Here is the ~105° angle visible. This is what we’re aiming for.
To fix the over bent arc simply grab it between you index finger and thumb and squeeze while pulling. Be careful to make the curve as uniform and well shaped as possible.
Repeat with the other three pieces.
Now it’s time to strip the coax cable. I highly recommend using RG316 as it’s much more heat resistant than RG58. Soldering this antenna can be quite a challenge and you don’t want the coax to melt on top of everything.
I use a scalpel to remove the plastic.
Be careful not to cut to deep and damaging the shield. A tip is to bend the coax while cutting. This way you’ll notice when the plastic is cut before you’ve cut too deep and damaged the shield.
Separate the shield, by unlacing the strands, into 4 pieces and place them at 90°, twist the strands together as seen in picture. Strip the signal as close to the shield as you dare. If this part is to long it’s going to shift the frequency of the antenna. But be sure that the signal and shield can’t connect.
To simplify the soldering I made a simple jig out of food container lid. I fixated the lobes at 90° apart. Also make sure that the lobes are at 45° vertically (see video at the end of the guide for more detailed illustration). I recommend using “poster gummy” (green mass used to fixate posters to walls without using nails). It holds the lobes in place better and is easier to work with.

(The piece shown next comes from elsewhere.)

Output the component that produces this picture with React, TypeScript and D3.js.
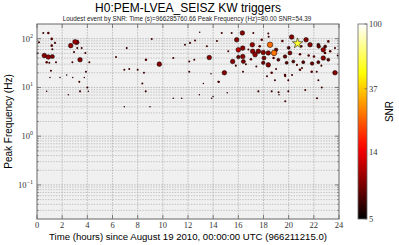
import * as d3 from "d3";

const WIDTH = 399;
const HEIGHT = 245;
const MARGIN = { top: 24, left: 37, right: 60, bottom: 26 };

// trigger time (hours), peak frequency (Hz), SNR
const HOURS = [
  0.5, 0.9, 0.16, 1.17, 1.17, 1.43, 1.22, 0.58, 0.9, 1.22, 0.77, 0.98, 1.51, 1.11, 1.03, 1.83, 0.77,
  2.68, 3.02, 3.16, 3.42, 2.94, 3.2, 3.55, 3.84, 2.81, 4.16, 2.36, 2.84, 3.76, 3.36, 3.89, 4.0, 4.08,
  3.42, 2.49, 6.28, 7.13, 6.94, 7.33, 8.0, 9.12, 8.66, 9.72, 8.5, 8.37, 8.64, 6.94, 8.98, 10.83, 11.5,
  10.83, 11.76, 12.16, 12.1, 12.5, 12.1, 12.56, 12.9, 13.88, 19.23, 19.73, 22.25, 14.68, 15.47, 16.32,
  15.87, 17.19, 18.38, 17.11, 18.52, 17.86, 20.24, 21.38, 21.7, 22.36, 23.15, 23.68, 22.75, 22.89,
  22.01, 21.59, 20.9, 13.69, 14.89, 15.55, 16.0, 16.35, 16.35, 16.4, 16.0, 17.14, 17.33, 17.59, 17.98,
  18.04, 17.98, 18.38, 18.84, 19.0, 18.38, 19.18, 19.71, 20.1, 19.84, 20.37, 21.16, 22.36, 22.75,
  23.15, 23.68, 18.65, 18.91, 19.71, 19.97, 20.9, 21.83, 22.36, 22.63, 13.22, 14.41, 18.65, 17.59,
  19.97, 22.23, 12.93, 13.83, 14.46, 17.43, 16.37, 15.12, 13.99, 18.41, 22.39, 22.9, 21.86, 21.06,
  20.27, 18.28, 19.73, 20.66, 19.2, 21.32, 16.8, 17.0, 16.6, 15.2, 15.8, 17.7, 19.5, 20.0, 21.0, 23.3,
  23.9, 22.6, 19.0, 14.3, 13.5, 18.8, 0.05,
];
const FREQS = [
  131, 131, 84, 99, 72, 82, 61, 45, 42, 43, 33, 32, 33, 22, 16, 16, 8.3,
  72, 86, 84, 37, 53, 64, 64, 51, 33, 33, 18, 16, 16, 13, 21, 10, 8.3,
  8.3, 7.1, 42, 64, 23, 24, 23, 99, 37, 30, 20, 12, 8.3, 4.0, 4.0, 6.0, 6.0,
  40, 75, 82, 34, 37, 21, 92, 7.1, 6.0, 7.1, 5.2, 6.0, 131, 131, 131,
  95, 131, 127, 75, 75, 95, 108, 95, 75, 75, 88, 64, 59, 51,
  43, 45, 48, 41, 20, 34, 59, 64, 43, 34, 42, 55, 47, 55, 52,
  40, 32, 51, 51, 59, 29, 37, 43, 51, 32, 34, 33, 33, 40,
  37, 20, 20, 14, 18, 14, 23, 21, 14, 10, 12, 13, 8.3, 8.3,
  8.3, 21, 135, 19, 13, 27, 21, 7.8, 6.5, 110, 69, 69, 31, 25,
  18, 17, 17, 29, 8, 8.9, 60, 38, 30, 55, 28, 70, 90, 65, 70, 55,
  45, 28, 24, 90, 70, 40, 50,
];
const SNRS = [
  6.5, 7, 6.5, 7, 7, 6.5, 6.5, 9, 9.5, 8.5, 7, 6.5, 6.5, 6.5, 6, 6, 6,
  9.5, 10, 9, 9, 6.5, 6.5, 6.5, 6.5, 6.5, 6.5, 6, 6, 6, 6.5, 6.5, 6.5, 6,
  6.5, 6, 6.5, 6.5, 6.5, 6.5, 6.5, 6.5, 7, 9, 6.5, 6.5, 6.5, 6, 6, 6, 6,
  6.5, 6.5, 6.5, 6.5, 6.5, 6.5, 6.5, 6, 6, 6, 6.5, 6.5, 6.5, 6.5, 9,
  9, 6.5, 6.5, 9.5, 24, 7, 9, 9, 9, 7.5, 7, 6.5, 9.5, 7,
  7, 7, 7, 9, 9, 9, 11, 9, 9, 8.5, 8, 9.5, 9.5, 9, 9,
  8.5, 8, 9, 25, 8, 9, 7.5, 8, 8.5, 7.5, 7.5, 7.5, 7.5, 9,
  7.5, 9, 7, 6.5, 7, 6.5, 7, 7, 6.5, 6.5, 6, 6.5, 6.5, 6.5,
  6.5, 6.5, 6, 6, 6.5, 6.5, 6.5, 6, 6, 6.5, 8, 7.5, 8, 6.5,
  6.5, 6.5, 6.5, 6.5, 6.5, 6.5, 6.5, 7, 6.5, 6.5, 6.5, 7, 7, 7.5, 7, 7,
  6.5, 6.5, 6.5, 6.5, 6.5, 7, 6.5,
];
const LOUDEST = { hour: 20.707, freq: 80, snr: 54.39 };

const X_TICKS = [0, 2, 4, 6, 8, 10, 12, 14, 16, 18, 20, 22, 24];
const Y_TICKS = [0.1, 1, 10, 100];
const Y_EXP = ["−1", "0", "1", "2"];
const CBAR_TICKS = [5, 14, 37, 100];

const TITLE = "H0:PEM-LVEA_SEISZ KW triggers";
const SUBTITLE =
  "Loudest event by SNR: Time (s)=966285760.66 Peak Frequency (Hz)=80.00 SNR=54.39";
const X_LABEL = "Time (hours) since August 19 2010, 00:00:00 UTC (966211215.0)";

// matplotlib "hot"
const hot = (t: number) => {
  const c = (v: number) => Math.max(0, Math.min(1, v));
  return d3.rgb(c(t / 0.365) * 255, c((t - 0.365) / 0.381) * 255, c((t - 0.746) / 0.254) * 255).toString();
};

const SERIF = "'Liberation Serif', 'DejaVu Serif', serif";
const SANS = "'Liberation Sans', Arial, sans-serif";

export default function App() {
  const boundsWidth = WIDTH - MARGIN.left - MARGIN.right;
  const boundsHeight = HEIGHT - MARGIN.top - MARGIN.bottom;

  const xScale = d3.scaleLinear().domain([0, 24]).range([0, boundsWidth]);
  const yScale = d3.scaleLog().domain([0.02, 200]).range([boundsHeight, 0]);
  const snrNorm = d3.scaleLog().domain([5, 100]).range([0, 1]).clamp(true);
  const rScale = d3.scaleLinear().domain([6, 9, 25]).range([0.75, 2.3, 2.8]).clamp(true);

  const minorY: number[] = [];
  for (let e = -2; e <= 2; e++) {
    for (let k = 2; k <= 9; k++) {
      const v = k * Math.pow(10, e);
      if (v > 0.02 && v < 200) minorY.push(v);
    }
  }

  const points = HOURS.map((h, i) => ({ h, f: FREQS[i], s: SNRS[i] })).sort((a, b) => a.s - b.s);

  const cbX = 358;
  const cbW = 9;
  const cbScale = d3.scaleLog().domain([5, 100]).range([MARGIN.top + boundsHeight, MARGIN.top]);
  const stops = d3.range(0, 1.0001, 0.05);

  const star = d3.symbol().type(d3.symbolStar).size(34)();

  return (
    <svg width={WIDTH} height={HEIGHT} style={{ position: "absolute", left: 0, top: 0, background: "#fff" }}>
      <defs>
        <linearGradient id="hotGrad" x1="0" y1="1" x2="0" y2="0">
          {stops.map((t, i) => (
            <stop key={i} offset={t} stopColor={hot(t)} />
          ))}
        </linearGradient>
      </defs>

      <text x={188} y={12} textAnchor="middle" fontFamily={SANS} fontSize={12}>
        {TITLE}
      </text>
      <text x={187} y={20.5} textAnchor="middle" fontFamily={SANS} fontSize={6.3} fill="#222">
        {SUBTITLE}
      </text>

      <g transform={`translate(${MARGIN.left},${MARGIN.top})`}>
        <rect width={boundsWidth} height={boundsHeight} fill="#f0f0f0" />
        {minorY.map((v, i) => (
          <line key={"m" + i} x1={0} x2={boundsWidth} y1={yScale(v)} y2={yScale(v)}
            stroke="#a8a8a8" strokeWidth={0.6} strokeDasharray="1.5,1.2" />
        ))}
        {Y_TICKS.map((v, i) => (
          <line key={"y" + i} x1={0} x2={boundsWidth} y1={yScale(v)} y2={yScale(v)}
            stroke="#a0a0a0" strokeWidth={0.7} strokeDasharray="1.5,1.2" />
        ))}
        {X_TICKS.slice(1, -1).map((v, i) => (
          <line key={"x" + i} x1={xScale(v)} x2={xScale(v)} y1={0} y2={boundsHeight}
            stroke="#a8a8a8" strokeWidth={0.7} strokeDasharray="1.5,1.2" />
        ))}

        {points.map((d, i) => (
          <circle key={i} cx={xScale(d.h)} cy={yScale(d.f)} r={rScale(d.s)}
            fill={hot(snrNorm(d.s))} stroke={d.s >= 7.5 ? "#000" : "none"} strokeWidth={0.5} />
        ))}
        <path d={star!} transform={`translate(${xScale(LOUDEST.hour)},${yScale(LOUDEST.freq)})`}
          fill={hot(snrNorm(LOUDEST.snr))} stroke="#000" strokeWidth={0.5} />

        {/* ticks */}
        {X_TICKS.map((v, i) => (
          <g key={"xt" + i}>
            <line x1={xScale(v)} x2={xScale(v)} y1={boundsHeight} y2={boundsHeight - 4} stroke="#555" strokeWidth={0.7} />
            <line x1={xScale(v)} x2={xScale(v)} y1={0} y2={4} stroke="#555" strokeWidth={0.7} />
            <text x={xScale(v)} y={boundsHeight + 9} textAnchor="middle" fontFamily={SERIF} fontSize={8.5} fill="#333">
              {v}
            </text>
          </g>
        ))}
        {minorY.map((v, i) => (
          <g key={"ymt" + i}>
            <line x1={0} x2={2} y1={yScale(v)} y2={yScale(v)} stroke="#555" strokeWidth={0.5} />
            <line x1={boundsWidth} x2={boundsWidth - 2} y1={yScale(v)} y2={yScale(v)} stroke="#555" strokeWidth={0.5} />
          </g>
        ))}
        {Y_TICKS.map((v, i) => (
          <g key={"yt" + i}>
            <line x1={0} x2={4} y1={yScale(v)} y2={yScale(v)} stroke="#555" strokeWidth={0.7} />
            <line x1={boundsWidth} x2={boundsWidth - 4} y1={yScale(v)} y2={yScale(v)} stroke="#555" strokeWidth={0.7} />
            <text x={-4} y={yScale(v) + 3} textAnchor="end" fontFamily={SERIF} fontSize={8.5} fill="#333">
              <tspan>10</tspan>
              <tspan dy={-4} fontSize={6}>{Y_EXP[i]}</tspan>
            </text>
          </g>
        ))}
        <rect width={boundsWidth} height={boundsHeight} fill="none" stroke="#666" strokeWidth={1} />
      </g>

      <text transform={`translate(12,${MARGIN.top + boundsHeight / 2}) rotate(-90)`} textAnchor="middle"
        fontFamily={SANS} fontSize={10}>
        Peak Frequency (Hz)
      </text>
      <text x={188} y={240} textAnchor="middle" fontFamily={SANS} fontSize={9.6}>
        {X_LABEL}
      </text>

      {/* colorbar */}
      <rect x={cbX} y={MARGIN.top} width={cbW} height={boundsHeight} fill="url(#hotGrad)" stroke="#666" strokeWidth={0.8} />
      {CBAR_TICKS.map((v, i) => (
        <g key={"cb" + i}>
          <line x1={cbX + cbW} x2={cbX + cbW - 2.5} y1={cbScale(v)} y2={cbScale(v)} stroke="#555" strokeWidth={0.6} />
          <text x={cbX + cbW + 2} y={cbScale(v) + 3} fontFamily={SERIF} fontSize={8.5} fill="#333">
            {v}
          </text>
        </g>
      ))}
      <text transform={`translate(393,${MARGIN.top + boundsHeight / 2 - 10}) rotate(-90)`} textAnchor="middle"
        fontFamily={SANS} fontSize={10}>
        SNR
      </text>
    </svg>
  );
}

At this step you also decide which polarization the antenna is going to be. The picture shows a left hand polarized Skew-Planar Wheel. For right hand polarization, simply flip the elements over to the right instead.
Solder the legs to the shield first. Be sure to get it properly soldered. Pre-tin the wire and wrap the shield around the wire. Use extra solder flux if you have any.
The trickiest part of the whole thing is to solder the 4 legs to the signal wire. I usually bend the lobes so that they align perfectly without having any strain on them while soldering. This eliminates the risk of one “plonking” off while soldering. An other technique is to use “helping hands” to hold the wires in place. Just make sure to pre-tin all wires and get a good solid solder joint. This is the part that’s most likely to break on this antenna and if it’s a cold solder joint, it’s going to break really easy.
All soldered up.
Now is a good time to check your angles now. The 90°, the 45° and when looking straight from above the top there should be a ~17° separation between the legs thats soldered to the feed-point and the legs soldered to the shield. (See video at the end.)
I added some hotglue to support the solder joints so that they don’t fatigue or break as easily. Beware that hotglue will shift the resonance frequency slightly. But in my opinion, it’s a small price to pay for added durability.
It’s hard to photograph properly but the top of one lobe and the bottom of the next are ~17° apart. (See video as well)
Here is a video showing the geometry of the Skew-Planar Wheel antenna by Jayzy74
Observe that this video shows a right hand polarized antenna, while the previous pictures in this guide are of the left hand polarized version.
The key to success when making FPV antennas is to be meticulous. The more accurate you can make the antenna the better it will perform. Take your time and don’t rush things. This antenna is well worth the effort.